Leaving out every picture, retype the lines below from the top through the one that contains "(sdots) at (566,128)".

· · · · ·

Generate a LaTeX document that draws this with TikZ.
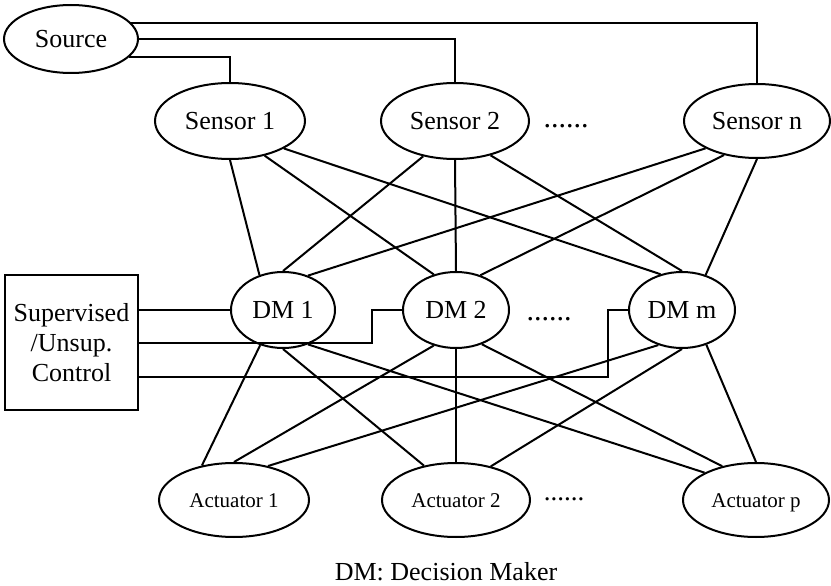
\documentclass[tikz,border=0pt]{standalone}
\usepackage{fontspec}
\setmainfont{Liberation Serif}
\usetikzlibrary{shapes.geometric}

\tikzset{
  oval/.style={ellipse, draw, line width=2pt, inner sep=0pt,
    text height=17pt, text depth=0pt,
    font=\fontsize{26}{30}\selectfont},
  smalloval/.style={oval, text height=14pt, font=\fontsize{21}{25}\selectfont},
  ctrlbox/.style={rectangle, draw, line width=2pt, inner sep=0pt,
    align=center, font=\fontsize{26}{30}\selectfont},
  wire/.style={line width=2pt},
  gap/.style={inner sep=0pt, anchor=base, font=\fontsize{30}{34}\selectfont},
  caption/.style={inner sep=0pt, font=\fontsize{26}{30}\selectfont}
}

\begin{document}
\begin{tikzpicture}[x=1pt, y=-1pt]
  \useasboundingbox (0,0) rectangle (831,586);

  % source
  \node[oval, minimum width=134pt, minimum height=68pt] (src) at (71,39) {Source};

  % sensors
  \node[oval, minimum width=150pt, minimum height=76pt] (s1) at (230,121) {Sensor 1};
  \node[oval, minimum width=148pt, minimum height=76pt] (s2) at (455,121) {Sensor 2};
  \node[oval, minimum width=146pt, minimum height=74pt] (sn) at (757,121) {Sensor n};
  \node[gap] (sdots) at (566,128) {......};

  % decision makers
  \node[oval, minimum width=104pt, minimum height=76pt] (dm1) at (283,310) {DM 1};
  \node[oval, minimum width=106pt, minimum height=76pt] (dm2) at (456,310) {DM 2};
  \node[oval, minimum width=106pt, minimum height=76pt] (dmm) at (682,310) {DM m};
  \node[gap] (ddots) at (549,320) {......};

  % actuators
  \node[smalloval, minimum width=150pt, minimum height=74pt] (a1) at (234,500) {Actuator 1};
  \node[smalloval, minimum width=148pt, minimum height=74pt] (a2) at (456,500) {Actuator 2};
  \node[smalloval, minimum width=146pt, minimum height=74pt] (ap) at (756,500) {Actuator p};
  \node[gap, font=\fontsize{27}{30}\selectfont] (adots) at (564,500) {......};

  % control box
  \node[ctrlbox, minimum width=133pt, minimum height=135pt] (box) at (71.5,342.5)
    {Supervised\\/Unsup.\\Control};

  \node[caption] (cap) at (446,572) {DM: Decision Maker};

  % source to sensors
  \draw[wire] (src.15) -| (sn.north);
  \draw[wire] (src.east) -| (s2.north);
  \draw[wire] (src.-17.5) -| (s1.north);

  % sensors to decision makers
  \draw[wire] (s1.-90) -- (dm1.124.4);
  \draw[wire] (s1.-45.8) -- (dm2.122.6);
  \draw[wire] (s1.-27.8) -- (dmm.121.4);
  \draw[wire] (s2.-132.4) -- (dm1.90);
  \draw[wire] (s2.-90) -- (dm2.90);
  \draw[wire] (s2.-44.2) -- (dmm.90);
  \draw[wire] (sn.-152.6) -- (dm1.54.8);
  \draw[wire] (sn.-134.2) -- (dm2.55.2);
  \draw[wire] (sn.-90) -- (dmm.56.3);

  % decision makers to actuators
  \draw[wire] (dm1.-123.3) -- (a1.133.4);
  \draw[wire] (dm1.-90) -- (a2.133.3);
  \draw[wire] (dm1.-54.8) -- (ap.152.6);
  \draw[wire] (dm2.-122.6) -- (a1.90);
  \draw[wire] (dm2.-90) -- (a2.90);
  \draw[wire] (dm2.-53.4) -- (ap.135);
  \draw[wire] (dmm.-124) -- (a1.45.8);
  \draw[wire] (dmm.-90) -- (a2.44.2);
  \draw[wire] (dmm.-55.6) -- (ap.90);

  % control lines
  \coordinate (k2) at (372,343);
  \coordinate (km) at (608,377);
  \draw[wire] (box.east |- dm1.west) -- (dm1.west);
  \draw[wire] (box.east |- k2) -- (k2) |- (dm2.west);
  \draw[wire] (box.east |- km) -- (km) |- (dmm.west);
\end{tikzpicture}
\end{document}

· · · · ·

■ WRITTEN ANSWER
Generate a LaTeX document that draws this with TikZ.
\documentclass[tikz,border=0pt]{standalone}
\usepackage{fontspec}
\setmainfont{Liberation Serif}
\usetikzlibrary{shapes.geometric}

\tikzset{
  oval/.style={ellipse, draw, line width=2pt, inner sep=0pt,
    text height=17pt, text depth=0pt,
    font=\fontsize{26}{30}\selectfont},
  smalloval/.style={oval, text height=14pt, font=\fontsize{21}{25}\selectfont},
  ctrlbox/.style={rectangle, draw, line width=2pt, inner sep=0pt,
    align=center, font=\fontsize{26}{30}\selectfont},
  wire/.style={line width=2pt},
  gap/.style={inner sep=0pt, anchor=base, font=\fontsize{30}{34}\selectfont},
  caption/.style={inner sep=0pt, font=\fontsize{26}{30}\selectfont}
}

\begin{document}
\begin{tikzpicture}[x=1pt, y=-1pt]
  \useasboundingbox (0,0) rectangle (831,586);

  % source
  \node[oval, minimum width=134pt, minimum height=68pt] (src) at (71,39) {Source};

  % sensors
  \node[oval, minimum width=150pt, minimum height=76pt] (s1) at (230,121) {Sensor 1};
  \node[oval, minimum width=148pt, minimum height=76pt] (s2) at (455,121) {Sensor 2};
  \node[oval, minimum width=146pt, minimum height=74pt] (sn) at (757,121) {Sensor n};
  \node[gap] (sdots) at (566,128) {......};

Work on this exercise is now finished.